Aim of the exercise: All of the material should be reproduced exactly, with pictures left out.
• • • • • • •
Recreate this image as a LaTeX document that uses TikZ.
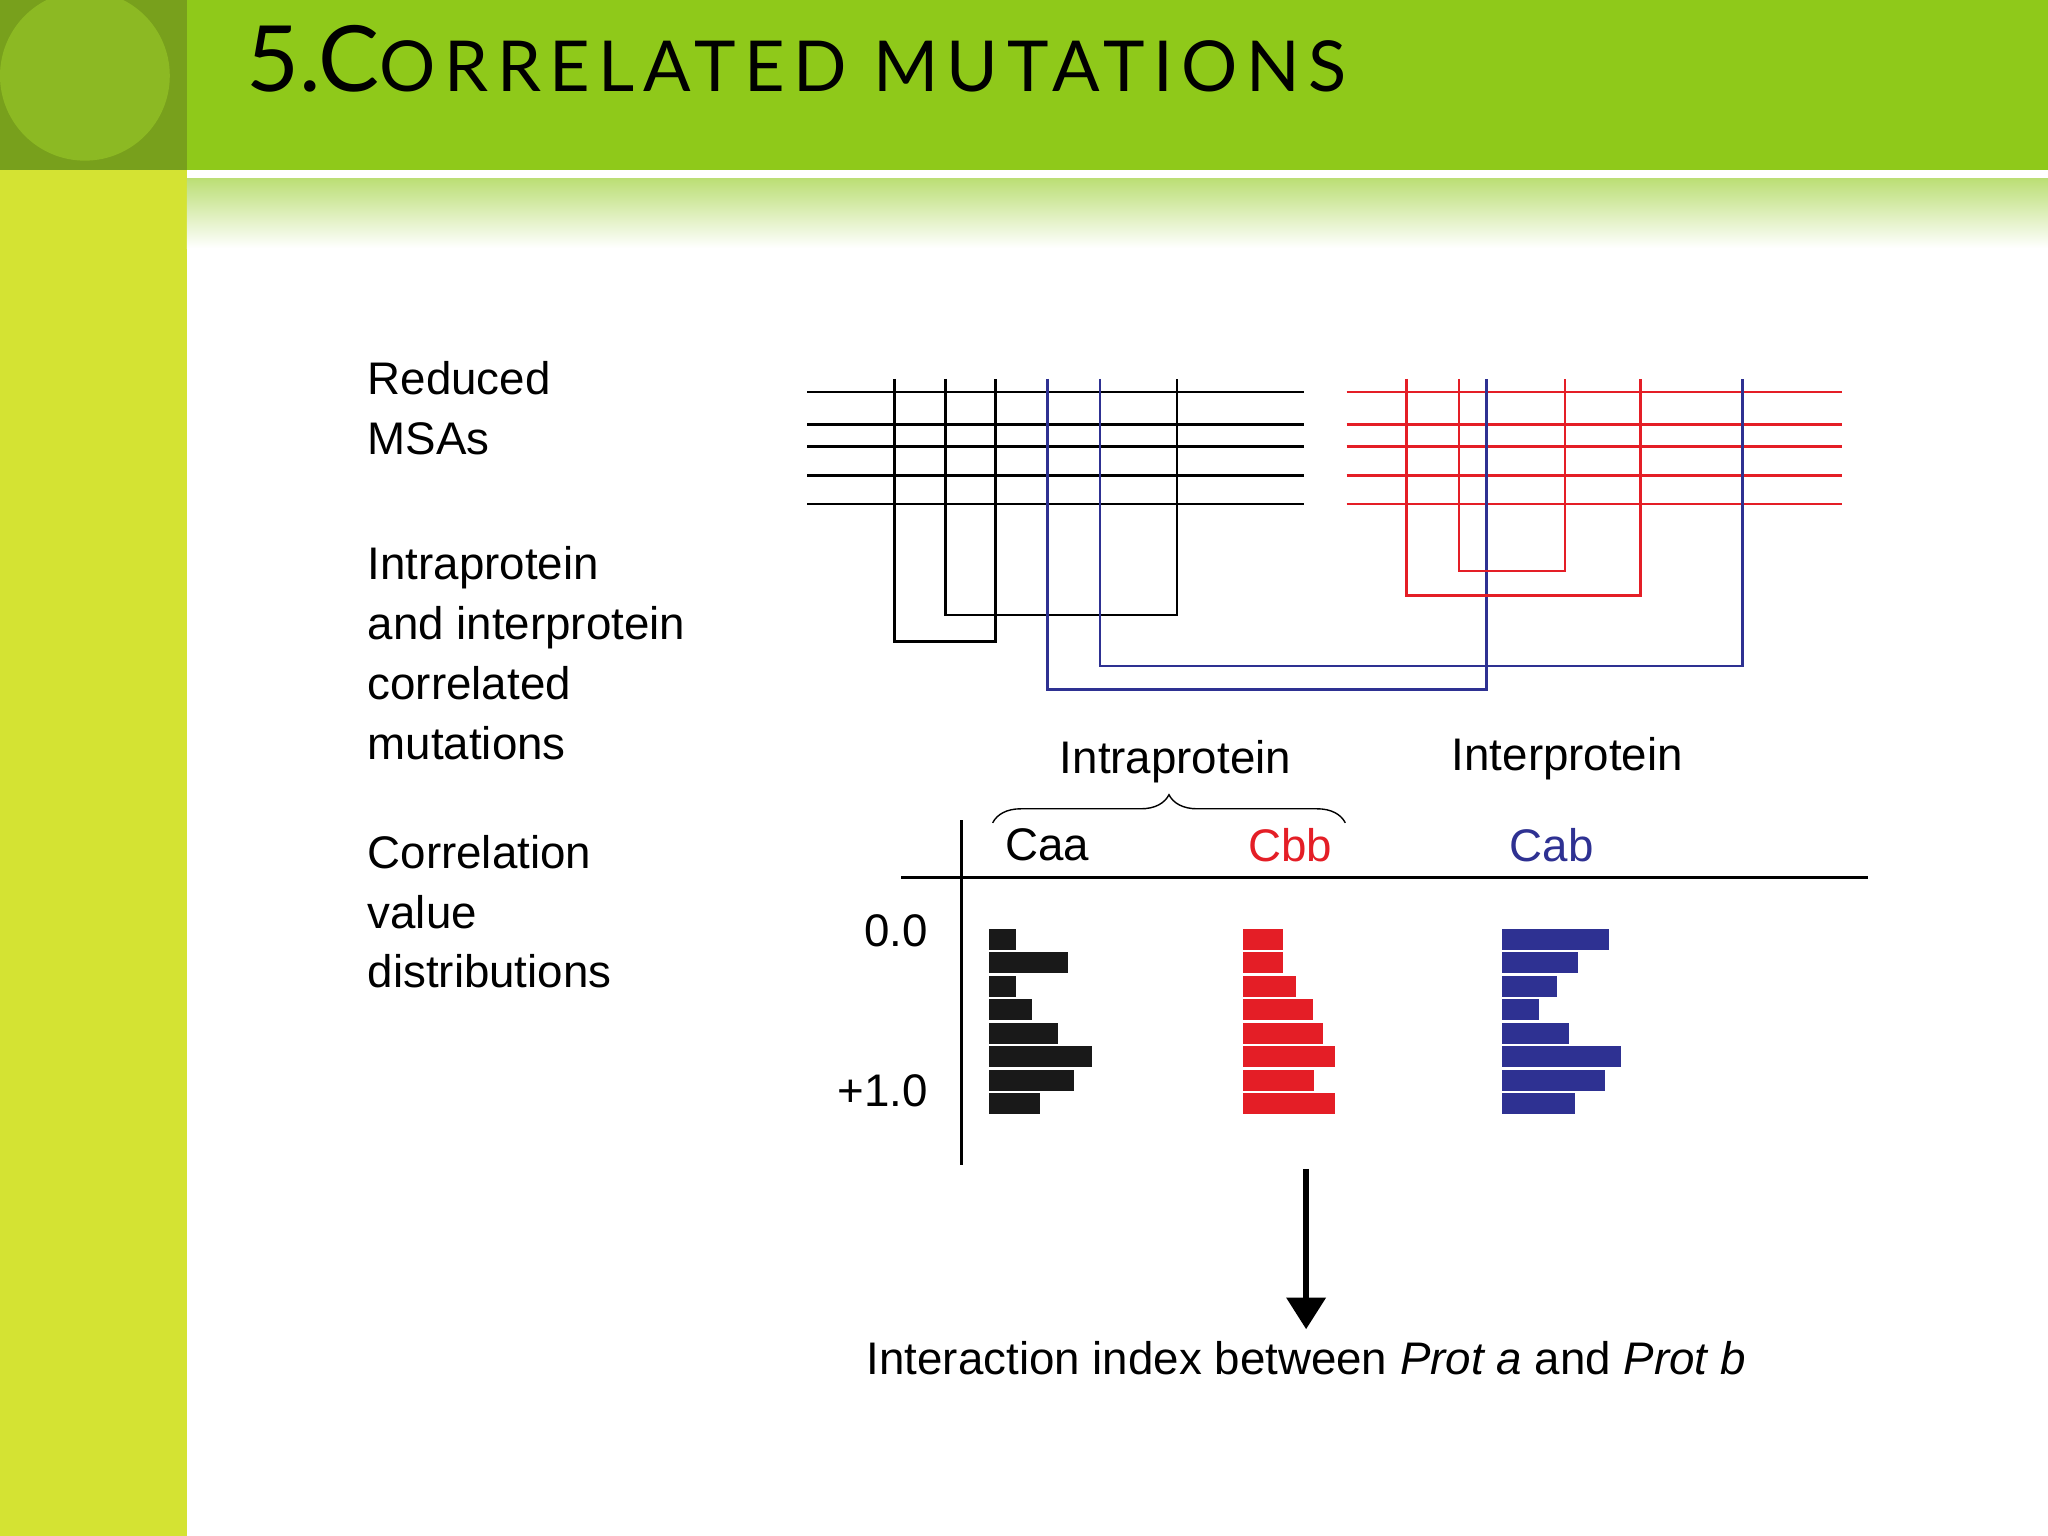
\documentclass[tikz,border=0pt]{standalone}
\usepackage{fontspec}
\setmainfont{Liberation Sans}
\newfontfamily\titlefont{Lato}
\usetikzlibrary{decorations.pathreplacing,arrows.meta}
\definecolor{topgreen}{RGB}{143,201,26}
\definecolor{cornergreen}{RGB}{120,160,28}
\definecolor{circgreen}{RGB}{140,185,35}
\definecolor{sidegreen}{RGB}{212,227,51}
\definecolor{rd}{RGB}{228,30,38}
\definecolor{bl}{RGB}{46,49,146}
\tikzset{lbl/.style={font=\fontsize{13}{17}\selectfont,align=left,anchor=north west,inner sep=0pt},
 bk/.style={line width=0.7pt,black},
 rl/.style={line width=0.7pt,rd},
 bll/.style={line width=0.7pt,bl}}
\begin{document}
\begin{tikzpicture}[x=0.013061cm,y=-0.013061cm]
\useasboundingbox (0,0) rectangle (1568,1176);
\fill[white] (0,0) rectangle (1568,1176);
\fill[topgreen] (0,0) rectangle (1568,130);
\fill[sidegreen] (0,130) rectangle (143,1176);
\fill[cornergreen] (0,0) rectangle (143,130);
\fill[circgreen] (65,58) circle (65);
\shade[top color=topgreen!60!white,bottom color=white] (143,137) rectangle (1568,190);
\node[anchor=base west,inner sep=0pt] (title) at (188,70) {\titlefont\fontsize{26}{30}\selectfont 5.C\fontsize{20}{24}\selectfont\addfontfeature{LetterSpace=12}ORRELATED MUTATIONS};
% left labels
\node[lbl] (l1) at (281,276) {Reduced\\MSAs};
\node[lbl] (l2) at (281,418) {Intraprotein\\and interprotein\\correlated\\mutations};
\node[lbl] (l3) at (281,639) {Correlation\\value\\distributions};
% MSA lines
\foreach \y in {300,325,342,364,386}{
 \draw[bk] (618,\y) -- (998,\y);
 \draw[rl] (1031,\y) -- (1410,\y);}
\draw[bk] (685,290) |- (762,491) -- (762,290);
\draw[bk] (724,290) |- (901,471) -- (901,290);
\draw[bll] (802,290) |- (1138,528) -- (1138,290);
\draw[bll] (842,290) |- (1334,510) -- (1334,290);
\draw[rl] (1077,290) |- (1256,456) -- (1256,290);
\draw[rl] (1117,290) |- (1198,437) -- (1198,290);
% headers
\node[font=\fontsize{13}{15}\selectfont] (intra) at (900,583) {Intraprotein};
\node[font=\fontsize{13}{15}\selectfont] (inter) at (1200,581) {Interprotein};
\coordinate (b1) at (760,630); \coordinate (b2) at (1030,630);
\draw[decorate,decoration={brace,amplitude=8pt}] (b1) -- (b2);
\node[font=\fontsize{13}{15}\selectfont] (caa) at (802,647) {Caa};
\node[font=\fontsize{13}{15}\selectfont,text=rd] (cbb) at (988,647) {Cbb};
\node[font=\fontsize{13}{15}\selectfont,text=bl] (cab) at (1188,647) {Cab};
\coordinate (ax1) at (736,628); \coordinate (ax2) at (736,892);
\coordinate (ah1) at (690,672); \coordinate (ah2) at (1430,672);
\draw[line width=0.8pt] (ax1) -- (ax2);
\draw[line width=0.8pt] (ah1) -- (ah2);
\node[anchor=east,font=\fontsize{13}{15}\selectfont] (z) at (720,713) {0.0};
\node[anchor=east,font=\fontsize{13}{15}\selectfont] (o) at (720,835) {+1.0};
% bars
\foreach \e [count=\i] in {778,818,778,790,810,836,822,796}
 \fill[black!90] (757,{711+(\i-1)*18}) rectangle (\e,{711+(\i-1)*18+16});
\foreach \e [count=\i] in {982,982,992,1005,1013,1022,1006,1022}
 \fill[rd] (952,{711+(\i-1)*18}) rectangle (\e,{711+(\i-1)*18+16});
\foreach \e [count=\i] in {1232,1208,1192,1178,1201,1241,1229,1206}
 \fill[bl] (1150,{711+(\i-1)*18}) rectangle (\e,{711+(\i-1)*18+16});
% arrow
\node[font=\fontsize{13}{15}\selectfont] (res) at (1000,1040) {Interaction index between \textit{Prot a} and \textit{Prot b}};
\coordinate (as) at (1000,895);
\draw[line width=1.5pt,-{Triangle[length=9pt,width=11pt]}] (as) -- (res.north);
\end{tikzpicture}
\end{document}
• • • • • • •
Written answer:
Recreate this image as a LaTeX document that uses TikZ.
\documentclass[tikz,border=0pt]{standalone}
\usepackage{fontspec}
\setmainfont{Liberation Sans}
\newfontfamily\titlefont{Lato}
\usetikzlibrary{decorations.pathreplacing,arrows.meta}
\definecolor{topgreen}{RGB}{143,201,26}
\definecolor{cornergreen}{RGB}{120,160,28}
\definecolor{circgreen}{RGB}{140,185,35}
\definecolor{sidegreen}{RGB}{212,227,51}
\definecolor{rd}{RGB}{228,30,38}
\definecolor{bl}{RGB}{46,49,146}
\tikzset{lbl/.style={font=\fontsize{13}{17}\selectfont,align=left,anchor=north west,inner sep=0pt},
 bk/.style={line width=0.7pt,black},
 rl/.style={line width=0.7pt,rd},
 bll/.style={line width=0.7pt,bl}}
\begin{document}
\begin{tikzpicture}[x=0.013061cm,y=-0.013061cm]
\useasboundingbox (0,0) rectangle (1568,1176);
\fill[white] (0,0) rectangle (1568,1176);
\fill[topgreen] (0,0) rectangle (1568,130);
\fill[sidegreen] (0,130) rectangle (143,1176);
\fill[cornergreen] (0,0) rectangle (143,130);
\fill[circgreen] (65,58) circle (65);
\shade[top color=topgreen!60!white,bottom color=white] (143,137) rectangle (1568,190);
\node[anchor=base west,inner sep=0pt] (title) at (188,70) {\titlefont\fontsize{26}{30}\selectfont 5.C\fontsize{20}{24}\selectfont\addfontfeature{LetterSpace=12}ORRELATED MUTATIONS};
% left labels
\node[lbl] (l1) at (281,276) {Reduced\\MSAs};
\node[lbl] (l2) at (281,418) {Intraprotein\\and interprotein\\correlated\\mutations};
\node[lbl] (l3) at (281,639) {Correlation\\value\\distributions};
% MSA lines
\foreach \y in {300,325,342,364,386}{
 \draw[bk] (618,\y) -- (998,\y);
 \draw[rl] (1031,\y) -- (1410,\y);}
\draw[bk] (685,290) |- (762,491) -- (762,290);
\draw[bk] (724,290) |- (901,471) -- (901,290);
\draw[bll] (802,290) |- (1138,528) -- (1138,290);
\draw[bll] (842,290) |- (1334,510) -- (1334,290);
\draw[rl] (1077,290) |- (1256,456) -- (1256,290);
\draw[rl] (1117,290) |- (1198,437) -- (1198,290);
% headers
\node[font=\fontsize{13}{15}\selectfont] (intra) at (900,583) {Intraprotein};
\node[font=\fontsize{13}{15}\selectfont] (inter) at (1200,581) {Interprotein};
\coordinate (b1) at (760,630); \coordinate (b2) at (1030,630);
\draw[decorate,decoration={brace,amplitude=8pt}] (b1) -- (b2);
\node[font=\fontsize{13}{15}\selectfont] (caa) at (802,647) {Caa};
\node[font=\fontsize{13}{15}\selectfont,text=rd] (cbb) at (988,647) {Cbb};
\node[font=\fontsize{13}{15}\selectfont,text=bl] (cab) at (1188,647) {Cab};
\coordinate (ax1) at (736,628); \coordinate (ax2) at (736,892);
\coordinate (ah1) at (690,672); \coordinate (ah2) at (1430,672);
\draw[line width=0.8pt] (ax1) -- (ax2);
\draw[line width=0.8pt] (ah1) -- (ah2);
\node[anchor=east,font=\fontsize{13}{15}\selectfont] (z) at (720,713) {0.0};
\node[anchor=east,font=\fontsize{13}{15}\selectfont] (o) at (720,835) {+1.0};
% bars
\foreach \e [count=\i] in {778,818,778,790,810,836,822,796}
 \fill[black!90] (757,{711+(\i-1)*18}) rectangle (\e,{711+(\i-1)*18+16});
\foreach \e [count=\i] in {982,982,992,1005,1013,1022,1006,1022}
 \fill[rd] (952,{711+(\i-1)*18}) rectangle (\e,{711+(\i-1)*18+16});
\foreach \e [count=\i] in {1232,1208,1192,1178,1201,1241,1229,1206}
 \fill[bl] (1150,{711+(\i-1)*18}) rectangle (\e,{711+(\i-1)*18+16});
% arrow
\node[font=\fontsize{13}{15}\selectfont] (res) at (1000,1040) {Interaction index between \textit{Prot a} and \textit{Prot b}};
\coordinate (as) at (1000,895);
\draw[line width=1.5pt,-{Triangle[length=9pt,width=11pt]}] (as) -- (res.north);
\end{tikzpicture}
\end{document}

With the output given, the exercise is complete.